"When Do I See Mommy/Daddy Again?"
We’ve all been there: "When do I see Daddy (or Mommy) again?"
You know the answer. It's burned into your brain—you live and breathe the custody schedule. But she doesn't. And in that moment, you realize: she may have been carrying this question all day. Maybe all weekend.
She just wants to know when.
The Invisible Work Kids Do
I've heard variations of this question dozens of times over the years:
- "How many more days until I'm at Mom's?"
- "Do I go to Dad's after school tomorrow?"
- "Wait, is this a Mom week or a Dad week?"
Sometimes it comes with anxiety. Sometimes with excitement. But it always comes with uncertainty.

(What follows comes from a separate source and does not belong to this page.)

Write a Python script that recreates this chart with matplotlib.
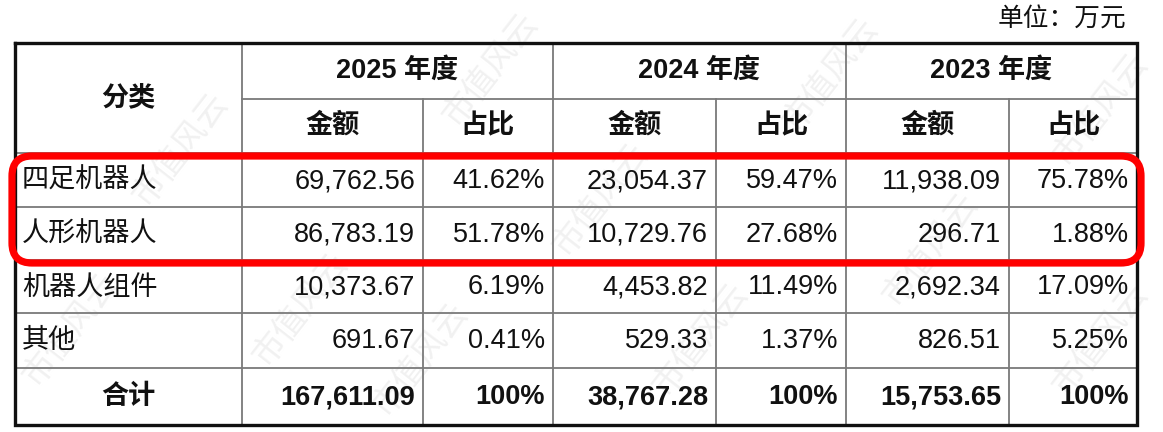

Because here's what we don't talk about enough: while we're managing calendars and coordinating logistics, our kids are doing their own invisible emotional labor. They're tracking. They're counting. They're trying to mentally map out which home they'll wake up in, which parent will pick them up from school, whether they packed the right things.
They're managing a schedule they didn't create and often can't see.
What If They Could Just... See It?
When Chris and I started building CoParent Compass, one of the first things we asked was: What if kids had their own portal?
Not a dumbed-down version of the parent app. Not something buried in settings. But a space that was actually theirs—designed for ages 5 to 17, where they could see their schedule and have some sense of control over their own lives.
What It Actually Looks Like
Our kids portal is designed to be simple and visual—because kids don't need complexity, they need clarity.
- They can see their schedule at a glance: Mom's house. Dad's house. School week. Weekend. It's all right there.
- They can check in with feelings: Using emoji reactions—because sometimes kids don't have the words, but they know they're sad, or excited, or just okay.
- They can message parents directly: No waiting for the "right" parent to relay a message.
This isn't about cutting parents out. It's about giving kids a way to navigate their world without having to interrupt homework or bedtime to ask basic questions about their own schedule.